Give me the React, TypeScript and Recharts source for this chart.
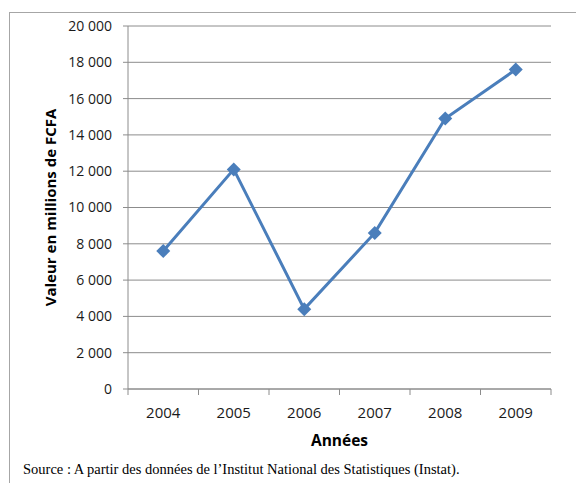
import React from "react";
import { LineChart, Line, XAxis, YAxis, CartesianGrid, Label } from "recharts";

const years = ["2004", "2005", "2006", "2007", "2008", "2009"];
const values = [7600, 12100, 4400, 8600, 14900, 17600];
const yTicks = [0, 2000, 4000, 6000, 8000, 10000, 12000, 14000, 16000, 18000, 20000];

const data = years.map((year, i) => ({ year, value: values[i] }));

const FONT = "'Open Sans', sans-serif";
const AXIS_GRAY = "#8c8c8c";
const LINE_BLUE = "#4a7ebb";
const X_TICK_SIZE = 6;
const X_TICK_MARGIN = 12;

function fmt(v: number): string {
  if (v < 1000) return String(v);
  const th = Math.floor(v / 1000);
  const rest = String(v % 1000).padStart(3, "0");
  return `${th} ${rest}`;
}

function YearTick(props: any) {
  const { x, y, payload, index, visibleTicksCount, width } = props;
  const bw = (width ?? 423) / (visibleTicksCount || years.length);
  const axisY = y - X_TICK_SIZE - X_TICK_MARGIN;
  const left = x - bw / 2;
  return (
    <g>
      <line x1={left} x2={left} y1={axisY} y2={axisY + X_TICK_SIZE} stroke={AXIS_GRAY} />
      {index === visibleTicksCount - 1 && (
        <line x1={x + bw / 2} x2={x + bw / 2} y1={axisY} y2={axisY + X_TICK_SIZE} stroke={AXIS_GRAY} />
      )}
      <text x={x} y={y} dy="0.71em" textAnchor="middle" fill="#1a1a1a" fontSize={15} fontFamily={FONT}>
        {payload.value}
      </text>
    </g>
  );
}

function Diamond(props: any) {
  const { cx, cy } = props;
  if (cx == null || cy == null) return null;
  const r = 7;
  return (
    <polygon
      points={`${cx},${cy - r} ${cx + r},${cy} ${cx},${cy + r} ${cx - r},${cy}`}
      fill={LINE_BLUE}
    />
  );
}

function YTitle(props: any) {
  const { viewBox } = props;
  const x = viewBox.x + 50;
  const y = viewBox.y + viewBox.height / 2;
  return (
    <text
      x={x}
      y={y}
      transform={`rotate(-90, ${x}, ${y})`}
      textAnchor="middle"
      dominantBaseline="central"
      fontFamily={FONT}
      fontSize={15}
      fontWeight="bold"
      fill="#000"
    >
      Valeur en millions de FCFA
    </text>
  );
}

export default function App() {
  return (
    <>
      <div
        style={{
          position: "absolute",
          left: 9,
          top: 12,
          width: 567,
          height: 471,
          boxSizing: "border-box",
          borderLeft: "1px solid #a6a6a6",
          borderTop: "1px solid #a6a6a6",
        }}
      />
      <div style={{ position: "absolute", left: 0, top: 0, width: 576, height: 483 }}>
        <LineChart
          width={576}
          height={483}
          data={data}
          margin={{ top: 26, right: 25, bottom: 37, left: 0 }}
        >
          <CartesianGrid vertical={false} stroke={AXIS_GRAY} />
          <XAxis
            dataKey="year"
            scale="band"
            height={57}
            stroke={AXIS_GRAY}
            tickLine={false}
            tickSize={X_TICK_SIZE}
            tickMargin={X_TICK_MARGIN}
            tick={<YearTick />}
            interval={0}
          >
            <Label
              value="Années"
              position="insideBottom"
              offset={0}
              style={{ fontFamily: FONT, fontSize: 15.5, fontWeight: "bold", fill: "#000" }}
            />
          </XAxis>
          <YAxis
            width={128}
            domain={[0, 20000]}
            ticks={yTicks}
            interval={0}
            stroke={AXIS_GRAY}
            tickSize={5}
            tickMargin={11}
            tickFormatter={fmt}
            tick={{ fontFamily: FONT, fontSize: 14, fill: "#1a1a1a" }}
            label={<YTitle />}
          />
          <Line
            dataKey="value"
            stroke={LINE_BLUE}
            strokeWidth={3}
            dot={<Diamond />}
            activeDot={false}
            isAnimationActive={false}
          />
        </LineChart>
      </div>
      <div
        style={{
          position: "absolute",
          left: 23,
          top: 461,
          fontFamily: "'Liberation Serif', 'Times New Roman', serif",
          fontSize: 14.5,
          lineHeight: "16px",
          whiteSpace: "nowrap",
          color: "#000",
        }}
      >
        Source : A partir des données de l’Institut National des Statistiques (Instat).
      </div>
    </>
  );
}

*GIVEN TASK:* In your copy, leave out the pictures and reproduce the material above exactly.

*SOLUTION FOR THIS PROBLEM:*
Give me the React, TypeScript and Recharts source for this chart.
import React from "react";
import { LineChart, Line, XAxis, YAxis, CartesianGrid, Label } from "recharts";

const years = ["2004", "2005", "2006", "2007", "2008", "2009"];
const values = [7600, 12100, 4400, 8600, 14900, 17600];
const yTicks = [0, 2000, 4000, 6000, 8000, 10000, 12000, 14000, 16000, 18000, 20000];

const data = years.map((year, i) => ({ year, value: values[i] }));

const FONT = "'Open Sans', sans-serif";
const AXIS_GRAY = "#8c8c8c";
const LINE_BLUE = "#4a7ebb";
const X_TICK_SIZE = 6;
const X_TICK_MARGIN = 12;

function fmt(v: number): string {
  if (v < 1000) return String(v);
  const th = Math.floor(v / 1000);
  const rest = String(v % 1000).padStart(3, "0");
  return `${th} ${rest}`;
}

function YearTick(props: any) {
  const { x, y, payload, index, visibleTicksCount, width } = props;
  const bw = (width ?? 423) / (visibleTicksCount || years.length);
  const axisY = y - X_TICK_SIZE - X_TICK_MARGIN;
  const left = x - bw / 2;
  return (
    <g>
      <line x1={left} x2={left} y1={axisY} y2={axisY + X_TICK_SIZE} stroke={AXIS_GRAY} />
      {index === visibleTicksCount - 1 && (
        <line x1={x + bw / 2} x2={x + bw / 2} y1={axisY} y2={axisY + X_TICK_SIZE} stroke={AXIS_GRAY} />
      )}
      <text x={x} y={y} dy="0.71em" textAnchor="middle" fill="#1a1a1a" fontSize={15} fontFamily={FONT}>
        {payload.value}
      </text>
    </g>
  );
}

function Diamond(props: any) {
  const { cx, cy } = props;
  if (cx == null || cy == null) return null;
  const r = 7;
  return (
    <polygon
      points={`${cx},${cy - r} ${cx + r},${cy} ${cx},${cy + r} ${cx - r},${cy}`}
      fill={LINE_BLUE}
    />
  );
}

function YTitle(props: any) {
  const { viewBox } = props;
  const x = viewBox.x + 50;
  const y = viewBox.y + viewBox.height / 2;
  return (
    <text
      x={x}
      y={y}
      transform={`rotate(-90, ${x}, ${y})`}
      textAnchor="middle"
      dominantBaseline="central"
      fontFamily={FONT}
      fontSize={15}
      fontWeight="bold"
      fill="#000"
    >
      Valeur en millions de FCFA
    </text>
  );
}

export default function App() {
  return (
    <>
      <div
        style={{
          position: "absolute",
          left: 9,
          top: 12,
          width: 567,
          height: 471,
          boxSizing: "border-box",
          borderLeft: "1px solid #a6a6a6",
          borderTop: "1px solid #a6a6a6",
        }}
      />
      <div style={{ position: "absolute", left: 0, top: 0, width: 576, height: 483 }}>
        <LineChart
          width={576}
          height={483}
          data={data}
          margin={{ top: 26, right: 25, bottom: 37, left: 0 }}
        >
          <CartesianGrid vertical={false} stroke={AXIS_GRAY} />
          <XAxis
            dataKey="year"
            scale="band"
            height={57}
            stroke={AXIS_GRAY}
            tickLine={false}
            tickSize={X_TICK_SIZE}
            tickMargin={X_TICK_MARGIN}
            tick={<YearTick />}
            interval={0}
          >
            <Label
              value="Années"
              position="insideBottom"
              offset={0}
              style={{ fontFamily: FONT, fontSize: 15.5, fontWeight: "bold", fill: "#000" }}
            />
          </XAxis>
          <YAxis
            width={128}
            domain={[0, 20000]}
            ticks={yTicks}
            interval={0}
            stroke={AXIS_GRAY}
            tickSize={5}
            tickMargin={11}
            tickFormatter={fmt}
            tick={{ fontFamily: FONT, fontSize: 14, fill: "#1a1a1a" }}
            label={<YTitle />}
          />
          <Line
            dataKey="value"
            stroke={LINE_BLUE}
            strokeWidth={3}
            dot={<Diamond />}
            activeDot={false}
            isAnimationActive={false}
          />
        </LineChart>
      </div>
      <div
        style={{
          position: "absolute",
          left: 23,
          top: 461,
          fontFamily: "'Liberation Serif', 'Times New Roman', serif",
          fontSize: 14.5,
          lineHeight: "16px",
          whiteSpace: "nowrap",
          color: "#000",
        }}
      >
        Source : A partir des données de l’Institut National des Statistiques (Instat).
      </div>
    </>
  );
}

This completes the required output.